Parfois elle feint de se rendre, mais par quelque ruse s’enfuit d. salices t de loin, hors de péril, raille le maladroit ; ou bien elle appelle les bergers à la rescousse, et le chevalier reprend, moitié marri, moitié riant, sa chevauchée.

Dans tout un cycle de pastourelles, le poète n’est plus l’acteur, mais seulement le témoin de divers incidens de la vie champêtre : dépits et querelles d’amour, jalousie de Robin qui épie, caché dans un buisson, si Marion éconduira son rival, petites scènes campagnardes où Marion, Perrinette, Doette, Guiot, Elaine, se provoquent à la danse, mènent la tresque, jouent du chalumeau, cherchent le mai, élisent un roi pour leurs jeux. Telle de ces piécettes fait vaguement songer à l’Anthologie : six pastoureaux et pastourelles dansent, couronnés de fleurs de prêle ; à la fin le roi du jeu leur distribue des prix : une tourterelle à Heluis pour avoir le mieux chanté, une ceinture à Béatrice, et des fruits à Gui, le joueur de musette. D’autres au contraire montrent une intention réaliste, plaisante au milieu de ces descriptions si élégamment fausses de la vie paysanne.

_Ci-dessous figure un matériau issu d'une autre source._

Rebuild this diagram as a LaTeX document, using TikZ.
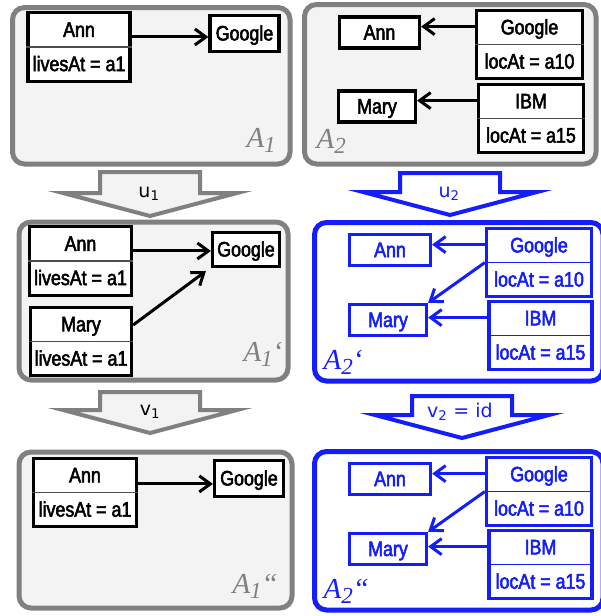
\documentclass[tikz,border=0pt]{standalone}
\usepackage{fontspec}
\setmainfont{Liberation Sans}[FakeStretch=0.85, FakeBold=2.5]
\newfontfamily\arrfont{DejaVu Sans}
\newfontfamily\capfont{Liberation Serif}
\usetikzlibrary{positioning}
\usetikzlibrary{arrows.meta}
\usetikzlibrary{calc}
\usetikzlibrary{shapes.multipart}

\definecolor{frameg}{RGB}{128,128,128}
\definecolor{fillg}{RGB}{243,243,243}
\definecolor{tblue}{RGB}{20,30,250}

\tikzset{
	panelg/.style={draw=frameg, line width=5pt, rounded corners=12pt, fill=fillg},
	panelb/.style={draw=tblue, line width=5pt, rounded corners=12pt, fill=white},
	objbox/.style={draw, line width=3.2pt, fill=white, inner xsep=3pt, inner ysep=2pt, font=\fontsize{21}{24}\selectfont},
	splitbox/.style={objbox, rectangle split, rectangle split parts=2, rectangle split draw splits=false},
	conn/.style={-{Straight Barb[length=11pt,width=16pt]}, line width=3pt},
	bigarrg/.style={draw=frameg, line width=4pt, fill=fillg},
	bigarrb/.style={draw=tblue, line width=4pt, fill=white},
	arrlab/.style={font=\arrfont\fontsize{19}{22}\selectfont, anchor=base},
	mlab/.style={font=\capfont\itshape\fontsize{29}{32}\selectfont, text=frameg, anchor=base west},
}

\begin{document}
\begin{tikzpicture}[x=1pt, y=-1pt]
			% strut for the box texts, and the big subscript of the labels
			\def\st{\rule[-6.5pt]{0pt}{27pt}}
			\def\lsub#1{\raisebox{-5pt}{\fontsize{23}{23}\selectfont #1}}
			\useasboundingbox (0,0) rectangle (600,616);

			% A1
			\draw[panelg] (12.5,7.5) rectangle (290,164);
			\node[splitbox, minimum width=102pt] (ann1) at (79,47) {\st Ann \nodepart{two}\st livesAt = a1};
			\node[objbox, minimum width=69pt, minimum height=36pt] (google1) at (244.5,33.5) {\st Google};
			\node[mlab] (lab1) at (243,147) {A\lsub{1}};
			\draw[conn] ($(ann1.north east)!.36!(ann1.south east)$) coordinate (a1) -- (a1 -| google1.west);

			% A2
			\draw[panelg] (304.5,4.5) rectangle (596,164);
			\node[objbox, minimum width=80pt] (ann2) at (379.5,32.5) {\st Ann};
			\node[splitbox, minimum width=106pt] (google2) at (529.5,44.5) {\st Google \nodepart{two}\st locAt = a10};
			\node[objbox, minimum width=77pt] (mary2) at (377,106.5) {\st Mary};
			\node[splitbox, minimum width=105pt] (ibm2) at (531,118.5) {\st IBM \nodepart{two}\st locAt = a15};
			\node[mlab] (lab2) at (313,148) {A\lsub{2}};
			\draw[conn] ($(google2.north west)!.25!(google2.south west)$) coordinate (g2) -- (g2 -| ann2.east);
			\draw[conn] ($(ibm2.north west)!.25!(ibm2.south west)$) coordinate (i2) -- (i2 -| mary2.east);

			% A1'
			\draw[panelg] (19,222) rectangle (288,380);
			\node[splitbox, minimum width=102pt] (ann3) at (80.5,261) {\st Ann \nodepart{two}\st livesAt = a1};
			\node[objbox, minimum width=67pt, minimum height=34pt] (google3) at (246,249.5) {\st Google};
			\node[splitbox, minimum width=101pt] (mary3) at (81,341.5) {\st Mary \nodepart{two}\st livesAt = a1};
			\node[mlab] (lab3) at (240,361) {A\lsub{1}‘};
			\draw[conn] ($(ann3.north east)!.36!(ann3.south east)$) coordinate (a3) -- (a3 -| google3.west);
			\draw[conn] ($(mary3.north east)!.27!(mary3.south east)$) -- ($(google3.south west)+(-5,3)$);

			% A1''
			\draw[panelg] (19,452) rectangle (292,608);
			\node[splitbox, minimum width=103pt] (ann5) at (85,492.5) {\st Ann \nodepart{two}\st livesAt = a1};
			\node[objbox, minimum width=69pt, minimum height=36pt] (google5) at (249,478.5) {\st Google};
			\node[mlab] (lab5) at (229,593) {A\lsub{1}“};
			\draw[conn] ($(ann5.north east)!.38!(ann5.south east)$) coordinate (a5) -- (a5 -| google5.west);

			% thin split lines
			\foreach \b in {ann1,google2,ibm2,ann3,mary3,ann5}
				{\draw[line width=1.2pt, black!70] (\b.text split west) -- (\b.text split east);}

			% A2' and A2''
			\foreach \n/\dy/\q in {4/0/‘,6/229/“}{
				\begin{scope}[color=tblue]
				\draw[panelb] (314.5,222.5+\dy) rectangle (603,381+\dy);
				\node[objbox, minimum width=81pt] (ann\n) at (390,250+\dy) {\st Ann};
				\node[splitbox, minimum width=105pt] (google\n) at (539,262.5+\dy) {\st Google \nodepart{two}\st locAt = a10};
				\node[objbox, minimum width=77pt] (mary\n) at (388,320+\dy) {\st Mary};
				\node[splitbox, minimum width=103pt] (ibm\n) at (540.5,335.5+\dy) {\st IBM \nodepart{two}\st locAt = a15};
				\node[mlab, text=tblue] (lab\n) at (320,369+\dy) {A\lsub{2}\q};
				\draw[line width=1.2pt] (google\n.text split west) -- (google\n.text split east);
				\draw[line width=1.2pt] (ibm\n.text split west) -- (ibm\n.text split east);
				\draw[conn] ($(google\n.north west)!.25!(google\n.south west)$) coordinate (g\n) -- (g\n -| ann\n.east);
				\draw[conn] (google\n.west) -- (mary\n.north east);
				\draw[conn] ($(ibm\n.north west)!.25!(ibm\n.south west)$) coordinate (i\n) -- (i\n -| mary\n.east);
				\end{scope}
			}

			% block arrows between the panels
			\foreach \cx/\yt/\yb/\yp/\sty in {150/172/193/216/bigarrg, 450/173/192/215/bigarrb, 150/392/410/433/bigarrg, 462/396/415/438/bigarrb}
				{\draw[\sty] (\cx-50,\yt) -- (\cx+50,\yt) -- (\cx+50,\yb) -- (\cx+87,\yb) -- (\cx,\yp) -- (\cx-87,\yb) -- (\cx-50,\yb) -- cycle;}
			\node[arrlab] (u1) at (149,197) {u\textsubscript{1}};
			\node[arrlab, text=tblue] (u2) at (449,197) {u\textsubscript{2}};
			\node[arrlab] (v1) at (150,415) {v\textsubscript{1}};
			\node[arrlab, text=tblue] (v2) at (460,417) {v\textsubscript{2} = id};
		\end{tikzpicture}
\end{document}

Tels sont les petits genres : reverdies, chansons à personnages, pastourelles, qui semblent directement sortis des fêtes de mai.


IV

J’ai bien conscience d’avoir trahi parfois et comme amenuisé la théorie que j’exposais. Sous la forme qu’elle vient de recevoir, elle se réduit à ceci : Un peu avant 1150, se développe dans les cours chevaleresques un certain goût de poésie pastorale ; les fêtes du printemps, célébrées à la fois par les vilains et les seigneurs, les chansons de maieroles et de danse en sont à la fois le ferment et l’aliment. De nobles poètes s’amusent à exploiter ces thèmes : ainsi ont procédé, presque en tout temps, les poètes bucoliques. C’est un jeu aristocratique, c’est une mode de société, ou, — si l’on ne craint pas l’anachronisme du terme — une mode de salon. Elle crée ce que peut créer une mode de salon, c’est-à-dire simplement, comme aux temps de Fontenelle ou de Florian, les petits genres pastoraux dont on vient de sentir à la fois l’élégance et la mignardise.